The needlework school had another function that day – it was the HQ for the police and military preparing to break the siege. I had been summoned there to assist in the hostage negotiations, though as I arrived the Iranians dumped one dead hostage onto the street. They had shot him in the head and threatened to shoot another within the hour.
Within minutes members of Britain’s Special Air Services (SAS) were given orders to storm the embassy and break the siege. They did so in 43 minutes, rescuing all but one of the hostages and shooting dead five of the six dissidents. The sixth later stood trial at the Old Bailey and was jailed for life.
It was history in the making. The SAS’s finest hour. All covered live on television (though, remarkably, the interruption of regular programming – a John Wayne western on one channel, the final of a snooker contest on the other – was considered a bold move on the part of the programmers, subject to much criticism from viewers in the days after.)
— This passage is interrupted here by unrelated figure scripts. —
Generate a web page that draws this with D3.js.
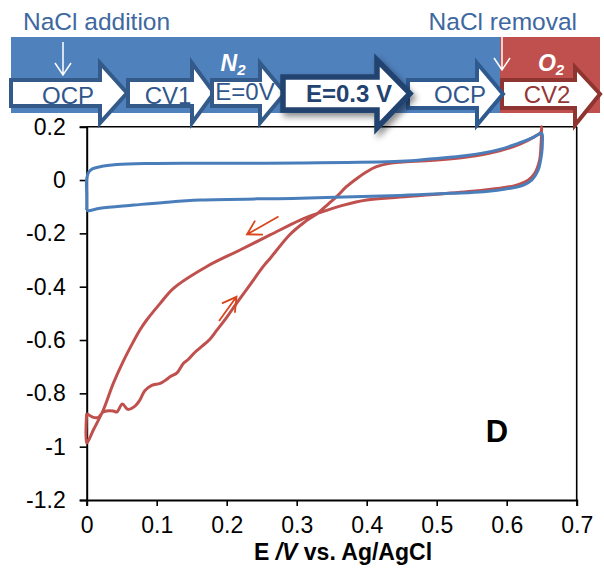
<!DOCTYPE html>
<html>
<head>
<meta charset="utf-8">
<script src="https://cdn.jsdelivr.net/npm/d3@7"></script>
<style>
  body { margin: 0; background: #fff; }
  svg { display: block; }
  text { font-family: "Liberation Sans", Arial, sans-serif; }
</style>
</head>
<body>
<svg id="chart" width="604" height="569"></svg>
<script>
// Axis ticks
const xTicks = [0, 0.1, 0.2, 0.3, 0.4, 0.5, 0.6, 0.7];
const xTickLabels = ["0", "0.1", "0.2", "0.3", "0.4", "0.5", "0.6", "0.7"];
const yTicks = [-1.2, -1, -0.8, -0.6, -0.4, -0.2, 0, 0.2];
const yTickLabels = ["-1.2", "-1", "-0.8", "-0.6", "-0.4", "-0.2", "0", "0.2"];

// CV1 recorded under N2 (potential / V, current)
const cv1Potential = [0, 0, 0, 0.003, 0.008, 0.019, 0.043, 0.09, 0.162, 0.305, 0.448, 0.495, 0.543, 0.59, 0.619, 0.638, 0.65,
  0.651, 0.65, 0.645, 0.636, 0.624, 0.605, 0.567, 0.519, 0.448, 0.305, 0.162, 0.114, 0.067, 0.019, 0.002, 0];
const cv1Current = [-0.1125, -0.06, 0.006, 0.03, 0.042, 0.05, 0.058, 0.062, 0.063, 0.064, 0.070, 0.080, 0.092, 0.115, 0.14, 0.16, 0.175,
  0.14, 0.10, 0.0375, 0.0, -0.019, -0.031, -0.044, -0.05, -0.058, -0.068, -0.075, -0.083, -0.094, -0.106, -0.115, -0.1125];

// CV2 recorded under O2 after NaCl removal
const cv2Potential = [0, 0.0095, 0.0167, 0.0238, 0.038, 0.043, 0.051, 0.0586, 0.069, 0.076, 0.083, 0.093, 0.105, 0.114, 0.119,
  0.129, 0.138, 0.145, 0.155, 0.164, 0.176, 0.186, 0.2, 0.214, 0.233, 0.252, 0.262, 0.29, 0.31, 0.331, 0.345, 0.357, 0.371,
  0.386, 0.4, 0.414, 0.433, 0.448, 0.495, 0.543, 0.59, 0.619, 0.638, 0.649, 0.65,
  0.649, 0.647, 0.64, 0.631, 0.614, 0.59, 0.543, 0.448, 0.4, 0.367, 0.333, 0.305, 0.262, 0.219, 0.171, 0.124, 0.105, 0.0857,
  0.076, 0.0667, 0.052, 0.038, 0.0237, 0.0095, 0, 0];
const cv2Current = [-0.875, -0.89, -0.89, -0.87, -0.866, -0.87, -0.84, -0.86, -0.848, -0.825, -0.79, -0.77, -0.763, -0.748, -0.738,
  -0.723, -0.688, -0.673, -0.645, -0.625, -0.597, -0.563, -0.515, -0.4625, -0.394, -0.325, -0.294, -0.205, -0.16, -0.1225, -0.09, -0.0625, -0.025,
  0.006, 0.031, 0.05, 0.0625, 0.067, 0.074, 0.086, 0.11, 0.135, 0.16, 0.18, 0.2,
  0.13, 0.075, 0.025, 0.0, -0.019, -0.031, -0.044, -0.064, -0.075, -0.094, -0.1225, -0.15, -0.206, -0.2625, -0.325, -0.406, -0.4625, -0.525,
  -0.5625, -0.606, -0.681, -0.7625, -0.8625, -0.9375, -0.987, -0.875];

// Sweep direction markers on CV2: tail potential, tail current, tip potential, tip current
const sweepTailE = [0.274, 0.189];
const sweepTailI = [-0.137, -0.529];
const sweepTipE = [0.229, 0.214];
const sweepTipI = [-0.204, -0.438];

// Experimental protocol
const stepLabels = ["OCP", "CV1", "E=0V", "E=0.3 V", "OCP", "CV2"];
const stepGas = ["N", "N", "N", "N", "N", "O"];

const svg = d3.select("#chart");

const x = d3.scaleLinear().domain([0, 0.7]).range([86.7, 576.7]);
const y = d3.scaleLinear().domain([-1.2, 0.2]).range([500, 126.7]);

const font = '"Liberation Sans", Arial, sans-serif';

// ---------- plot frame ----------
const plot = svg.append("g");
plot.append("line").attr("x1", x(0)).attr("x2", x(0.7)).attr("y1", y(0.2)).attr("y2", y(0.2))
  .attr("stroke", "#000").attr("stroke-width", 1.6);
plot.append("line").attr("x1", x(0.7)).attr("x2", x(0.7)).attr("y1", y(0.2)).attr("y2", y(-1.2))
  .attr("stroke", "#000").attr("stroke-width", 1.6);

const yAxis = d3.axisLeft(y).tickValues(yTicks).tickSize(7).tickPadding(14)
  .tickFormat((d, i) => yTickLabels[i]);
const gy = plot.append("g").attr("transform", `translate(${x(0)},0)`).call(yAxis);
const xAxis = d3.axisBottom(x).tickValues(xTicks).tickSize(6).tickPadding(11)
  .tickFormat((d, i) => xTickLabels[i]);
const gx = plot.append("g").attr("transform", `translate(0,${y(-1.2)})`).call(xAxis);

[gx, gy].forEach(g => {
  g.select(".domain").attr("stroke", "#000").attr("stroke-width", 2);
  g.selectAll(".tick line").attr("stroke", "#000").attr("stroke-width", 1.6);
  g.selectAll(".tick text").attr("fill", "#000").style("font-family", font).style("font-size", "23px");
});

// axis title
const title = plot.append("text")
  .attr("x", 343).attr("y", 560).attr("text-anchor", "middle")
  .style("font-size", "23px").style("font-weight", "bold").attr("fill", "#000");
title.append("tspan").text("E ");
title.append("tspan").style("font-style", "italic").text("/V");
title.append("tspan").text(" vs. Ag/AgCl");

// panel letter
plot.append("text").attr("x", 497).attr("y", 442).attr("text-anchor", "middle")
  .style("font-size", "31px").style("font-weight", "bold").attr("fill", "#000").text("D");

// ---------- voltammograms ----------
const line = d3.line().x(d => x(d[0])).y(d => y(d[1])).curve(d3.curveCatmullRom.alpha(0.5));

const cv2 = cv2Potential.map((e, i) => [e, cv2Current[i]]);
const cv1 = cv1Potential.map((e, i) => [e, cv1Current[i]]);

plot.append("path").datum(cv2).attr("d", line)
  .attr("fill", "none").attr("stroke", "#C0504D").attr("stroke-width", 3)
  .attr("stroke-linejoin", "round");
plot.append("path").datum(cv1).attr("d", line)
  .attr("fill", "none").attr("stroke", "#4A7EBB").attr("stroke-width", 3)
  .attr("stroke-linejoin", "round");

// sweep direction arrows
sweepTailE.forEach((_, i) => {
  const tx = x(sweepTailE[i]), ty = y(sweepTailI[i]);
  const px = x(sweepTipE[i]), py = y(sweepTipI[i]);
  const ang = Math.atan2(ty - py, tx - px);
  const len = 16, spread = Math.PI / 6;
  const h1 = [px + len * Math.cos(ang - spread), py + len * Math.sin(ang - spread)];
  const h2 = [px + len * Math.cos(ang + spread), py + len * Math.sin(ang + spread)];
  plot.append("path")
    .attr("d", `M${tx},${ty}L${px},${py}M${h1[0]},${h1[1]}L${px},${py}L${h2[0]},${h2[1]}`)
    .attr("fill", "none").attr("stroke", "#D9461B").attr("stroke-width", 1.8);
});

// ---------- protocol banner ----------
const banner = svg.append("g");
const defs = svg.append("defs");
const shadow = defs.append("filter").attr("id", "shadow")
  .attr("x", "-20%").attr("y", "-30%").attr("width", "150%").attr("height", "180%");
shadow.append("feDropShadow").attr("dx", 3).attr("dy", 4).attr("stdDeviation", 3)
  .attr("flood-color", "#000").attr("flood-opacity", 0.45);

banner.append("rect").attr("x", 11).attr("y", 37).attr("width", 489).attr("height", 76).attr("fill", "#4F81BD");
banner.append("rect").attr("x", 500).attr("y", 37).attr("width", 100).attr("height", 76).attr("fill", "#C0504D");

banner.append("text").attr("x", 23).attr("y", 30).style("font-size", "24.5px")
  .attr("fill", "#3D68A0").text("NaCl addition");
banner.append("text").attr("x", 577).attr("y", 30).attr("text-anchor", "end").style("font-size", "24.5px")
  .attr("fill", "#3D68A0").text("NaCl removal");

// white markers for the NaCl events
function downArrow(cx, y0, y1) {
  banner.append("path")
    .attr("d", `M${cx},${y0}L${cx},${y1}M${cx - 8},${y1 - 12}L${cx},${y1}L${cx + 8},${y1 - 12}`)
    .attr("fill", "none").attr("stroke", "#fff").attr("stroke-width", 1.5);
}
downArrow(63, 42, 75);
downArrow(502, 37, 70);

// gas labels
function gasLabel(cx, letter) {
  const t = banner.append("text").attr("x", cx).attr("y", 71).attr("text-anchor", "middle")
    .attr("fill", "#fff").style("font-weight", "bold").style("font-style", "italic");
  t.append("tspan").style("font-size", "23px").text(letter);
  t.append("tspan").attr("dy", 4).style("font-size", "15px").text("2");
}
gasLabel(233, stepGas[0]);
gasLabel(551, stepGas[5]);

// block arrows for each protocol step
const stepShapes = [
  { x0: 11, neck: 100, tip: 127, bt: 80, bb: 106, ht: 63, hb: 123, stroke: "#345A8A", sw: 4, fill: "#fff", color: "#30578C", bold: false, tx: 68, ty: 104 },
  { x0: 128, neck: 192, tip: 214, bt: 80, bb: 106, ht: 63, hb: 123, stroke: "#345A8A", sw: 4, fill: "#fff", color: "#30578C", bold: false, tx: 168, ty: 104 },
  { x0: 212, neck: 260, tip: 285, bt: 80, bb: 106, ht: 63, hb: 123, stroke: "#345A8A", sw: 4, fill: "#fff", color: "#30578C", bold: false, tx: 245, ty: 100 },
  { x0: 283, neck: 377, tip: 410, bt: 77, bb: 110, ht: 60, hb: 128, stroke: "#22436F", sw: 5.5, fill: "#fff", color: "#22436F", bold: true, tx: 349, ty: 102, shadow: true },
  { x0: 408, neck: 477, tip: 503, bt: 80, bb: 108, ht: 63, hb: 125, stroke: "#2F5A90", sw: 4, fill: "#fff", color: "#30578C", bold: false, tx: 460, ty: 103 },
  { x0: 502, neck: 575, tip: 600, bt: 80, bb: 108, ht: 67, hb: 125, stroke: "#8E3431", sw: 4, fill: "#fff", color: "#953735", bold: false, tx: 547, ty: 103 }
];
const drawOrder = [0, 1, 2, 5, 4, 3];

drawOrder.forEach(i => {
  const s = stepShapes[i];
  const mid = (s.bt + s.bb) / 2;
  const pts = [[s.x0, s.bt], [s.neck, s.bt], [s.neck, s.ht], [s.tip, mid], [s.neck, s.hb], [s.neck, s.bb], [s.x0, s.bb]];
  const g = banner.append("g");
  const p = g.append("path").attr("d", d3.line()(pts) + "Z")
    .attr("fill", s.fill).attr("stroke", s.stroke).attr("stroke-width", s.sw).attr("stroke-linejoin", "miter");
  if (s.shadow) p.attr("filter", "url(#shadow)");
  g.append("text").attr("x", s.tx).attr("y", s.ty).attr("text-anchor", "middle")
    .style("font-size", "24px").style("font-weight", s.bold ? "bold" : "normal")
    .attr("fill", s.color).text(stepLabels[i]);
});
</script>
</body>
</html>
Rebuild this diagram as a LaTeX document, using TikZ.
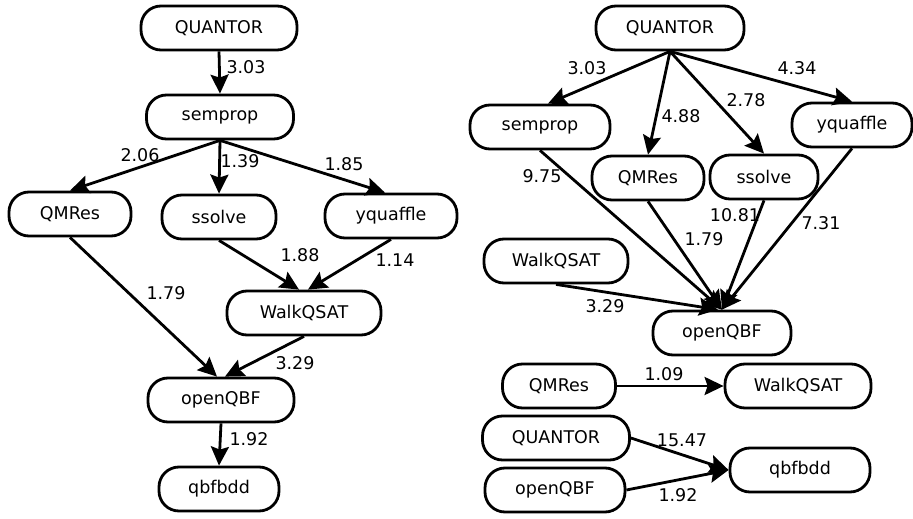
\documentclass[tikz,border=0pt]{standalone}
\usepackage{fontspec}
\setmainfont{DejaVu Sans}
\usetikzlibrary{arrows.meta}

\begin{document}
\begin{tikzpicture}
		[
			x = 1pt, y = -1pt,
			font = \fontsize{17.5}{21}\selectfont,
			solver/.style = {rectangle, rounded corners = 20pt, draw = black, line width = 2.8pt, fill = white, minimum height = 44pt, inner sep = 0pt},
			speedup/.style = {line width = 2.8pt, -{Stealth[length = 19pt, width = 18pt, inset = 3pt]}},
			ratio/.style = {inner sep = 0pt},
		]
			\useasboundingbox (0,0) rectangle (913,519);
			%
			\node (quantorL) [solver, minimum width = 156pt] at (219,28) {QUANTOR};
			\node (sempropL) [solver, minimum width = 147pt] at (220,117) {semprop};
			\node (qmresL) [solver, minimum width = 122pt] at (70,214) {QMRes};
			\node (ssolveL) [solver, minimum width = 114pt] at (219,217) {ssolve};
			\node (yquaffleL) [solver, minimum width = 132pt] at (391,216) {yquaffle};
			\node (walkqsatL) [solver, minimum width = 154pt] at (304,313) {WalkQSAT};
			\node (openqbfL) [solver, minimum width = 146pt] at (221,400) {openQBF};
			\node (qbfbddL) [solver, minimum width = 120pt] at (219,489) {qbfbdd};
			%
			\draw [speedup] (quantorL.south) -- (sempropL.north);
			\draw [speedup] (sempropL.south) -- (qmresL.north);
			\draw [speedup] (sempropL.south) -- (ssolveL.north);
			\draw [speedup] (sempropL.south) -- ([xshift = -6pt] yquaffleL.north);
			\draw [speedup] (ssolveL.south) -- ([xshift = -5pt] walkqsatL.north);
			\draw [speedup] (yquaffleL.south) -- ([xshift = 4pt] walkqsatL.north);
			\draw [speedup] (qmresL.south) -- ([xshift = -4pt] openqbfL.north);
			\draw [speedup] (walkqsatL.south) -- ([xshift = 4pt] openqbfL.north);
			\draw [speedup] (openqbfL.south) -- (qbfbddL.north);
			%
			\node (labQSL) [ratio] at (246,67) {3.03};
			\node (labSQL) [ratio] at (140,155) {2.06};
			\node (labSSL) [ratio] at (240,161) {1.39};
			\node (labSYL) [ratio] at (344,164) {1.85};
			\node (labSWL) [ratio] at (300,255) {1.88};
			\node (labYWL) [ratio] at (395,260) {1.14};
			\node (labQOL) [ratio] at (166,293) {1.79};
			\node (labWOL) [ratio] at (295,363) {3.29};
			\node (labOQL) [ratio] at (249,439) {1.92};
			%
			\node (quantorR) [solver, minimum width = 148pt] at (670,28) {QUANTOR};
			\node (sempropR) [solver, minimum width = 140pt] at (540,127) {semprop};
			\node (qmresR) [solver, minimum width = 112pt] at (648,178) {QMRes};
			\node (ssolveR) [solver, minimum width = 108pt] at (764,177) {ssolve};
			\node (yquaffleR) [solver, minimum width = 120pt] at (852,125) {yquaffle};
			\node (walkqsatR) [solver, minimum width = 144pt] at (556,261) {WalkQSAT};
			\node (openqbfR) [solver, minimum width = 138pt] at (722,333) {openQBF};
			%
			\draw [speedup] (quantorR.south) -- ([xshift = 8pt] sempropR.north);
			\draw [speedup] (quantorR.south) -- (qmresR.north);
			\draw [speedup] (quantorR.south) -- (ssolveR.north);
			\draw [speedup] (quantorR.south) -- (yquaffleR.north);
			\draw [speedup] (sempropR.south) -- (openqbfR.north);
			\draw [speedup] (qmresR.south) -- (openqbfR.north);
			\draw [speedup] (ssolveR.south) -- (openqbfR.north);
			\draw [speedup] (yquaffleR.south) -- (openqbfR.north);
			\draw [speedup] (walkqsatR.south) -- ([xshift = -4pt] openqbfR.north);
			%
			\node (labQSR) [ratio] at (587,68) {3.03};
			\node (labQQR) [ratio] at (681,116) {4.88};
			\node (labQVR) [ratio] at (746,100) {2.78};
			\node (labQYR) [ratio] at (797,68) {4.34};
			\node (labSOR) [ratio] at (542,176) {9.75};
			\node (labMOR) [ratio] at (704,239) {1.79};
			\node (labVOR) [ratio] at (735,215) {10.81};
			\node (labYOR) [ratio] at (821,223) {7.31};
			\node (labWOR) [ratio] at (605,306) {3.29};
			%
			\node (qmresP) [solver, minimum width = 113pt] at (559,386) {QMRes};
			\node (walkqsatP) [solver, minimum width = 146pt] at (798,386) {WalkQSAT};
			\draw [speedup] (qmresP.east) -- (walkqsatP.west);
			\node (labMWP) [ratio] at (664,374) {1.09};
			%
			\node (quantorQ) [solver, minimum width = 147pt] at (556,438) {QUANTOR};
			\node (openqbfQ) [solver, minimum width = 140pt] at (555,490) {openQBF};
			\node (qbfbddQ) [solver, minimum width = 140pt] at (800,470) {qbfbdd};
			\draw [speedup] (quantorQ.east) -- (qbfbddQ.west);
			\draw [speedup] (openqbfQ.east) -- (qbfbddQ.west);
			\node (labQBQ) [ratio] at (682,440) {15.47};
			\node (labOBQ) [ratio] at (678,495) {1.92};
			%
		\end{tikzpicture}
\end{document}
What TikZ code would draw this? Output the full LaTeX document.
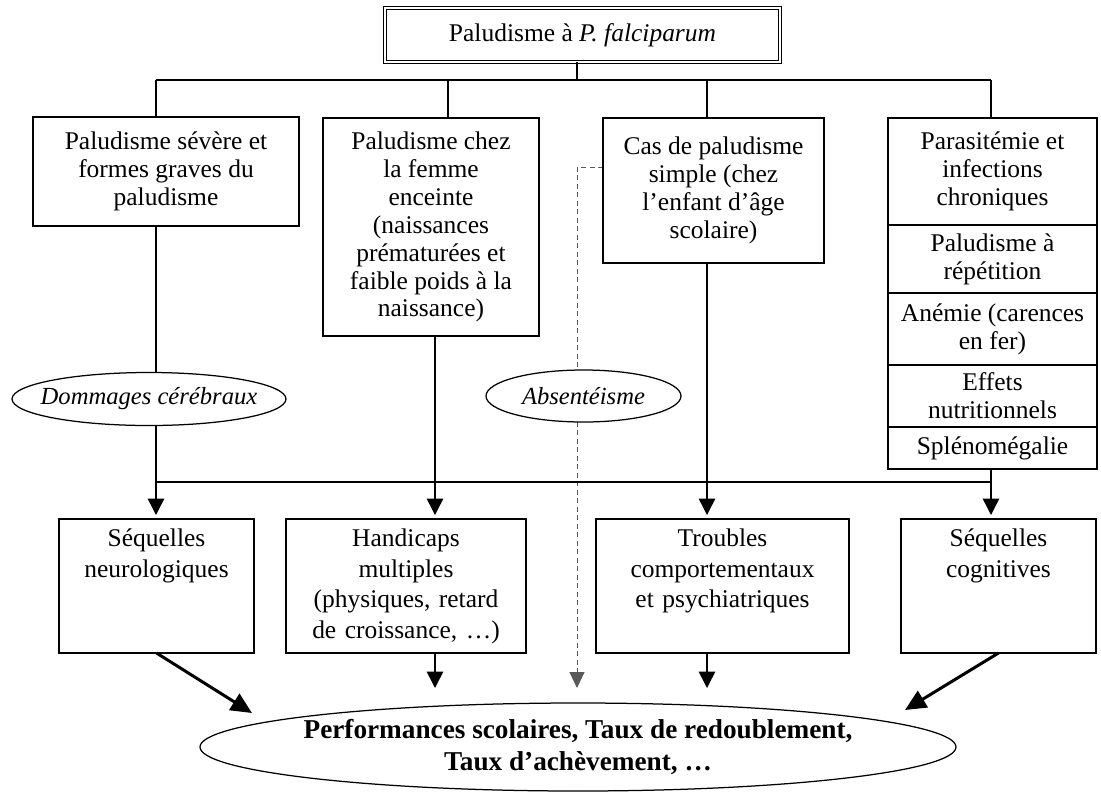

Three weeks later, on June 1st, 1980, CNN was launched and a revolution in continuous news began. As a former hostage, and a newsman for more than 40 years, I am conflicted.
How would the modern-day media cover a siege such as the 1980 one? How would the relentless, frequently breathless and opinionated media of 2010 report on the delicate, terrifying negotiations that went on 30 years ago this week?
There was at least one television set inside the Iranian embassy, though for some reason it was not working. There was a radio – and the hostages and their captors sat around it like attentive children, sobbing, laughing and occasionally arguing as broadcasts were made. The slightest error or nuanced report was a cause for distress.
These were pre-Internet days. No texts by phone – telephone pagers were considered state of the art. No Facebook, no Flickr, and absolutely no Twitter.
As a journalist that seems terrible. As a former hostage I am not so sure.
What might have been the outcome if insensitive, speculative or just plain bad reportage had been provided and available to the hostage takers? Supposing clandestine filming of the preparations to break the siege had been transmitted on the BBC, CNN or Fox?
Experience tells me there is no such thing as a complete news blackout. The very best intentions by responsible media organizations can be confounded either by screw-ups or by commentators sitting outside what used to be a cozy circle. And social media contributors have their own take on information flow – mostly innocent chatter, sometimes rabid or with a fixed agenda.
It’s a good time for media outlets to plan for the next siege. And to determine, in advance, what their response might be.
It’s also a good time to reflect on our reporting of the victims of terrorist acts. My ordeal was a brief one, though sufficient to write my Last Will and Testament and leave me with long-lasting after-effects. It ended my ambition to be a dashing war correspondent and started me thinking about the effects of trauma on members of the media.
Thirty years on, responsible media organizations –Reuters, AP, the BBC, CNN and others – take for granted the duty of care they have for their own staff. Other media organizations might care to examine their own consciences.